Hale praised the level of camaraderie seen in Birmingham between its police, its citizens and its leaders. “Those kinds of relationships with pastors and business communities are encouraged as a way of life in Birmingham,” said Hale. “So, when recruitment nationally is at an all-time low, in Birmingham, in the Jefferson County Sheriff’s Office, it’s at an all-time high. That’s because of [being] in Birmingham, we communicate. It’s a wonderful community.”

Jefferson County Sheriff Mike Hale takes part in the panel discussion. (Monique Jones, The Birmingham Times)
Jefferson County Sheriff Mike Hale takes part in the panel discussion. (Monique Jones, The Birmingham Times)

‘Roots in the past’

The current breakdown between police and communities across the nation has roots in the U.S.’ past. “This isn’t something that’s new,” said Ngozi Ndulue, the NAACP’s Senior Director of Criminal Justice Programs. “It’s something that has been a part of the African-American experience since there’s been an African-American experience.”

Bernard Simelton, president of the Alabama NAACP, said the event was the beginning of a long dialogue.

“There were great questions that really dealt with the issue of race and policing in America,” he said to The Birmingham Times. “…We knew we would not be able to answer all questions, but this is a start, I think.
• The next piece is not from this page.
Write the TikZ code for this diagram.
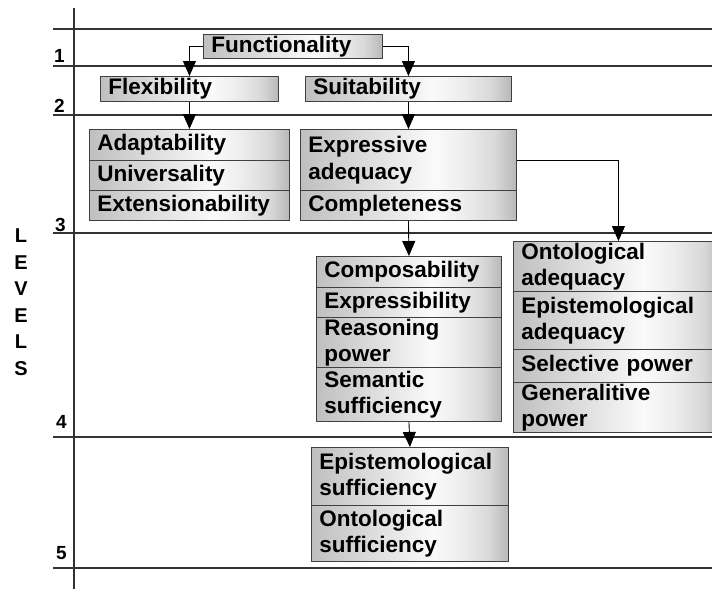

It lets the police know that…we have great concerns about what’s going on in our community as it relates to policing.”

“I hope that they learned that, from the police perspective, that citizens are concerned about the attacks on African-Americans in particular, but really all lives and all people,” he said. “Our citizens learned some more about policing. Not that we agree with them, but [maybe] why they are doing what they do. We still have work to do in that area to work together as a community. Community policing is really going to be the thing that helps us in the future.”

Other panelists included activist, Rev. Charles Dale, city and community consultant Eric Hall, Southern Poverty Law Center’s Intelligence Report Editor-in-Chief Mark Potok, lawyer Bryant Fair, the Department of Justice Community Relations Service’s Mildred Duprey de Robles.